Wednesday 30 January 2008

Mum's the word.

Once the festive period has passed, people viciously attack the selection box of Christmas television to which they were cruelly subjected. Yet the weeks before they plonked themselves down in front of the gogglebox, munching and slurping their way through fridge-fulls of treats, without batting so much as an eyelid.

It seems that each year the listings somehow manage to out-do the year before in the sheer volume of worthless, superfluous and in a word trashy TV that is produced. There are only so many repeats, best ofs and Christmas specials any British family can digest along with the third day’s serving of cold turkey sandwiches.

So presumably, come January, television is back on track. Well, one evening’s schedule certainly had me more than bewildered. I could not, and nor, I imagine, could the rest of the nation, decide which was more mind-boggling, the half tonne mum or the all-singing, all-dancing fake babies.

For those of you who didn’t manage to watch either of these psychologically disturbing documentaries, let me fill you in. 9pm: the largest woman ever to undergo gastric bypass surgery, weighing in at an almost humanely impossible 64 stone. That’s the weight of a large baby rhinoceros. 10pm: a collection of pseudo-mothers who push plastic dolls around in prams. Dolls with real hair. And breathing mechanisms. And made-to-order facial imperfections. I don’t see anything wrong with this. I just don’t understand it.

Now, a friend of mine who didn’t manage to have her sanity totally scrambled by this latest display of astounding social behaviour said she had heard they were both real tear-jerkers. The lady whose synthetic offspring replaced her dead son was certainly moving, albeit simultaneously troubling.

But I stand by the fact that the only thing that was genuinely “sad” about the American supermom was the fact that she single-handedly managed to ruin the lives of both her poor children. These poor kids will spend the rest of their lives – alone – having a totally erratic and unhealthy obsession with food.

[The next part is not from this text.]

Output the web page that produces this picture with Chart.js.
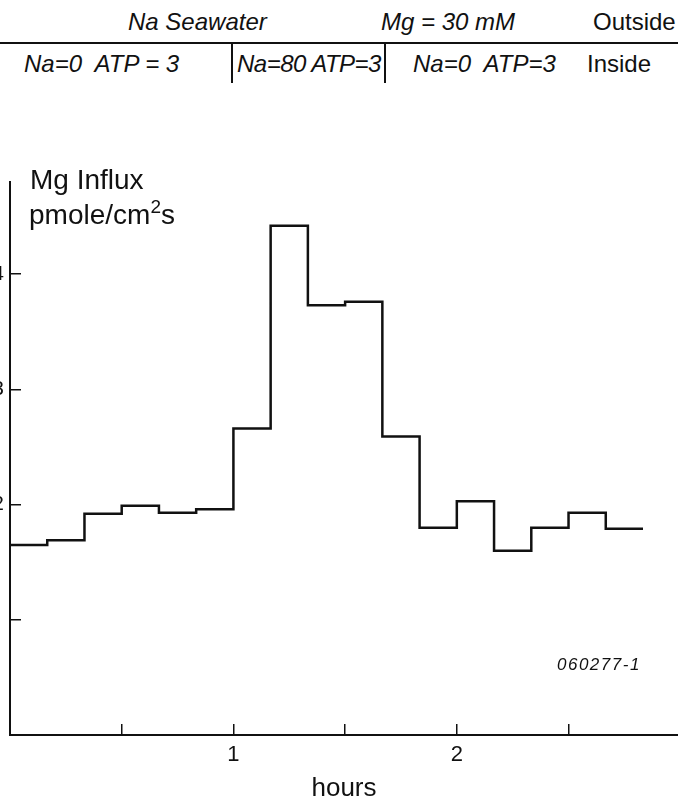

The thirteen year old had already been thirty pounds overweight at the age of 10.

But the poor lady was bedridden for four years following an accident, I hear you cry. Well, firstly, who had been feeding her during this time? And secondly, she was already “super morbidly obese” before the incident.

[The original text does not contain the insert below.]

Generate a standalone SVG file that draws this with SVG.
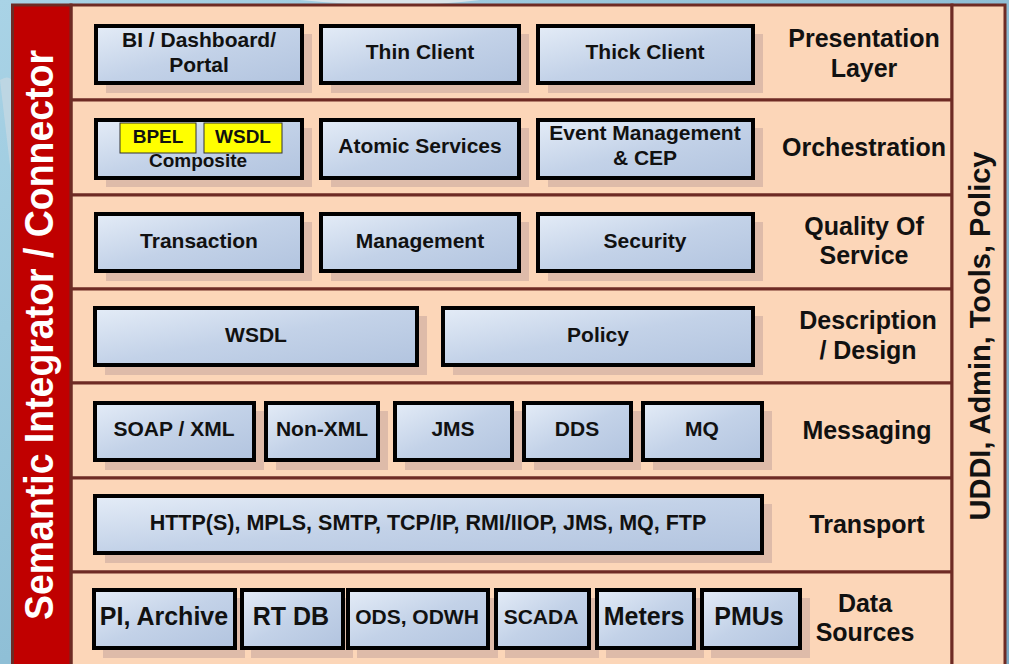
<svg xmlns="http://www.w3.org/2000/svg" width="1009" height="664" viewBox="0 0 1009 664">
<defs>
<linearGradient id="bg" x1="0" y1="0" x2="1" y2="1">
<stop offset="0" stop-color="#a9d3e6"/>
<stop offset="0.5" stop-color="#8fbfd6"/>
<stop offset="1" stop-color="#7aa9c4"/>
</linearGradient>
<linearGradient id="box" x1="0" y1="0" x2="1" y2="1">
<stop offset="0" stop-color="#e4ecf7"/>
<stop offset="0.5" stop-color="#c3d2e8"/>
<stop offset="1" stop-color="#b2c4df"/>
</linearGradient>
<style>
.band{fill:#fcd6b8;stroke:#6e2b24;stroke-width:3}
.sh{fill:#c9a99f;opacity:0.6}
.bx{fill:url(#box);stroke:#000;stroke-width:4}
.t{font-family:"Liberation Sans",Arial,sans-serif;font-weight:bold;fill:#111;text-anchor:middle}
.s19{font-size:19px}
.s21{font-size:21px}
.s25{font-size:25px}
.lab{font-size:25px}
.yb{fill:#ffff00;stroke:#333;stroke-width:1}
</style>
</defs>
<rect x="0" y="0" width="1009" height="664" fill="url(#bg)"/>
<path d="M300 0 Q400 10 480 0 Z" fill="#d8e4ea"/>
<path d="M0 80 Q30 60 14 200 Z" fill="#c7d8e2" opacity="0.7"/>

<g id="frame">
<rect class="band" x="71" y="5" width="881" height="95"/>
<rect class="band" x="71" y="100" width="881" height="95"/>
<rect class="band" x="71" y="195" width="881" height="94"/>
<rect class="band" x="71" y="289" width="881" height="94"/>
<rect class="band" x="71" y="383" width="881" height="95"/>
<rect class="band" x="71" y="478" width="881" height="94"/>
<rect class="band" x="71" y="572" width="881" height="95"/>
</g>

<g id="left-bar">
<rect x="12.5" y="5" width="58.5" height="662" fill="#c00000" stroke="#6e2b24" stroke-width="3"/>
<text class="t" x="0" y="0" transform="translate(53,335) rotate(-90)" style="font-size:40px;fill:#fff" textLength="570" lengthAdjust="spacingAndGlyphs">Semantic Integrator / Connector</text>
</g>

<g id="right-bar">
<rect class="band" x="952" y="5" width="53" height="662"/>
<text class="t" x="0" y="0" transform="translate(990,336) rotate(-90)" style="font-size:29px">UDDI, Admin, Tools, Policy</text>
</g>

<g id="layer-labels">
<text class="t lab" x="864" y="47">Presentation</text>
<text class="t lab" x="864" y="77">Layer</text>
<text class="t lab" x="864" y="156">Orchestration</text>
<text class="t lab" x="864" y="235">Quality Of</text>
<text class="t lab" x="864" y="264">Service</text>
<text class="t lab" x="868" y="329">Description</text>
<text class="t lab" x="868" y="359">/ Design</text>
<text class="t lab" x="867" y="439">Messaging</text>
<text class="t lab" x="867" y="533">Transport</text>
<text class="t lab" x="865" y="612">Data</text>
<text class="t lab" x="865" y="641">Sources</text>
</g>

<g id="n-bi"><rect class="sh" x="106" y="34" width="206" height="59"/><rect class="bx" x="96" y="26" width="206" height="57"/><text class="t s21" x="199" y="47">BI / Dashboard/</text><text class="t s21" x="199" y="72">Portal</text></g>
<g id="n-thin"><rect class="sh" x="331" y="34" width="198" height="59"/><rect class="bx" x="321" y="26" width="198" height="57"/><text class="t s21" x="420" y="59">Thin Client</text></g>
<g id="n-thick"><rect class="sh" x="548" y="34" width="215" height="59"/><rect class="bx" x="538" y="26" width="215" height="57"/><text class="t s21" x="645" y="59">Thick Client</text></g>

<g id="n-composite"><rect class="sh" x="106" y="128" width="206" height="59"/><rect class="bx" x="96" y="120" width="206" height="58"/>
<rect class="yb" x="120" y="123" width="76" height="30"/><text class="t s19" x="158" y="143">BPEL</text>
<rect class="yb" x="204" y="123" width="78" height="30"/><text class="t s19" x="243" y="143">WSDL</text>
<text class="t s19" x="198" y="167">Composite</text></g>
<g id="n-atomic"><rect class="sh" x="331" y="128" width="198" height="59"/><rect class="bx" x="321" y="120" width="198" height="58"/><text class="t s21" x="420" y="153">Atomic Services</text></g>
<g id="n-event"><rect class="sh" x="548" y="128" width="215" height="59"/><rect class="bx" x="538" y="120" width="215" height="58"/><text class="t s21" x="645" y="140">Event Management</text><text class="t s21" x="645" y="165">&amp; CEP</text></g>

<g id="n-transaction"><rect class="sh" x="106" y="222" width="206" height="59"/><rect class="bx" x="96" y="214" width="206" height="57"/><text class="t s21" x="199" y="248">Transaction</text></g>
<g id="n-management"><rect class="sh" x="331" y="222" width="198" height="59"/><rect class="bx" x="321" y="214" width="198" height="57"/><text class="t s21" x="420" y="248">Management</text></g>
<g id="n-security"><rect class="sh" x="548" y="222" width="215" height="59"/><rect class="bx" x="538" y="214" width="215" height="57"/><text class="t s21" x="645" y="248">Security</text></g>

<g id="n-wsdl"><rect class="sh" x="105" y="316" width="322" height="59"/><rect class="bx" x="95" y="308" width="322" height="57"/><text class="t s21" x="256" y="342">WSDL</text></g>
<g id="n-policy"><rect class="sh" x="453" y="316" width="310" height="59"/><rect class="bx" x="443" y="308" width="310" height="57"/><text class="t s21" x="598" y="342">Policy</text></g>

<g id="n-soap"><rect class="sh" x="105" y="411" width="159" height="59"/><rect class="bx" x="95" y="403" width="159" height="57"/><text class="t s21" x="174" y="436">SOAP / XML</text></g>
<g id="n-nonxml"><rect class="sh" x="276" y="411" width="112" height="59"/><rect class="bx" x="266" y="403" width="112" height="57"/><text class="t s21" x="322" y="436">Non-XML</text></g>
<g id="n-jms"><rect class="sh" x="405" y="411" width="117" height="59"/><rect class="bx" x="395" y="403" width="117" height="57"/><text class="t s21" x="453" y="436">JMS</text></g>
<g id="n-dds"><rect class="sh" x="534" y="411" width="107" height="59"/><rect class="bx" x="524" y="403" width="107" height="57"/><text class="t s21" x="577" y="436">DDS</text></g>
<g id="n-mq"><rect class="sh" x="653" y="411" width="119" height="59"/><rect class="bx" x="643" y="403" width="119" height="57"/><text class="t s21" x="702" y="436">MQ</text></g>

<g id="n-transport"><rect class="sh" x="105" y="504" width="667" height="59"/><rect class="bx" x="95" y="496" width="667" height="57"/><text class="t" style="font-size:21.5px" x="428" y="530">HTTP(S), MPLS, SMTP, TCP/IP, RMI/IIOP, JMS, MQ, FTP</text></g>

<g id="n-pi"><rect class="sh" x="103" y="598" width="142" height="60"/><rect class="bx" x="94" y="590" width="141" height="58"/><text class="t s25" x="164" y="625">PI, Archive</text></g>
<g id="n-rtdb"><rect class="sh" x="251" y="598" width="102" height="60"/><rect class="bx" x="242" y="590" width="101" height="58"/><text class="t s25" x="291" y="625">RT DB</text></g>
<g id="n-ods"><rect class="sh" x="357" y="598" width="141" height="60"/><rect class="bx" x="348" y="590" width="140" height="58"/><text class="t s21" x="417" y="624">ODS, ODWH</text></g>
<g id="n-scada"><rect class="sh" x="505" y="598" width="94" height="60"/><rect class="bx" x="496" y="590" width="93" height="58"/><text class="t s21" x="541" y="624">SCADA</text></g>
<g id="n-meters"><rect class="sh" x="606" y="598" width="98" height="60"/><rect class="bx" x="597" y="590" width="97" height="58"/><text class="t s25" x="644" y="625">Meters</text></g>
<g id="n-pmus"><rect class="sh" x="711" y="598" width="99" height="60"/><rect class="bx" x="702" y="590" width="98" height="58"/><text class="t s25" x="749" y="625">PMUs</text></g>

<g id="connectors"/>
</svg>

Surely, if she truly loved her kids and cared about their future, then she would have sought serious psychological help and medical intervention long ago. And been given a gastric band without the added complications of an extra twenty four stone.

What a strange world we live in. On the one hand we have women playing mums and dads with synthetic substitute babies. And on the other women blessed with children of their own turning a blind eye to the responsibilities that must go hand-in-hand with parenthood.

Sunday 27 January 2008

New Year. Same old you?

I am the kind of person who, perhaps ever so slightly compulsively, makes lists. I make lists on heart-shaped post-its, on kitchen roll, on the back of both hands. But I am also the kind of person who purposefully adds things I have already done onto the list. Purely so that I can delight in crossing them out with a red pen and a flourish. So for me, the idea of a list of New Year’s resolutions is both exciting, and ultimately, pointless.

The problem with these resolutions is that many of us set out with the best intentions in the world. But simply end up totally frustrated with and utterly disappointed in ourselves when, come the 3rd, we shamelessly gulp down a bottle of Jacob’s finest, or hurriedly scoff three dairy milks in a row, or frantically chain smoke a packet of fags, or joyously cut up our one year gym membership. Or for some “sinners,” all of the above.

So then we spend the rest of January, that little bit plumper, plagued by an irrepressible sense of guilt. Instead of which, we should be hitting the sales. This constant preoccupation with remorse and culpability doesn’t do anyone any favours.

I suggest we take a leaf out of Nigella’s sumptuous cookery book. Any time we pause as we pick up a delectably chocolately, sexually-fulfilling cream tart, we should listen to her as she leans over our shoulder, perfectly wrapped up in her pink silk dressing gown like a strawberry cream Quality Street, and whispers in her caramel-smooth voice, “oh go on, just another won’t hurt.” Hmmm.

And for those of us embarking on a gruelling path to starvation, those M&S adverts don’t help either. Nor do programmes like Supersize Me. A friend of mine is known to have watched the health-destroying, organ-consuming documentary and driven straight to the nearest golden arches.

But ultimately, resolutions are there to be broken. Just like diets. And school rules. And nails. As soon as you tell yourself “no,” your body, mind, soul and Ms Lawson immediately scream yes.

So maybe the way forward is to put no bars or barriers on anything, and then we would be less tempted to be naughty. Now I’m not talking about legalising prostitution, or class A drugs – although maybe even that’s not such a bad idea. All I am saying is that maybe we shouldn’t deprive ourselves of the little things in life that make us happy, albeit momentarily. After all, there is only ever size 16 and above left in the sales.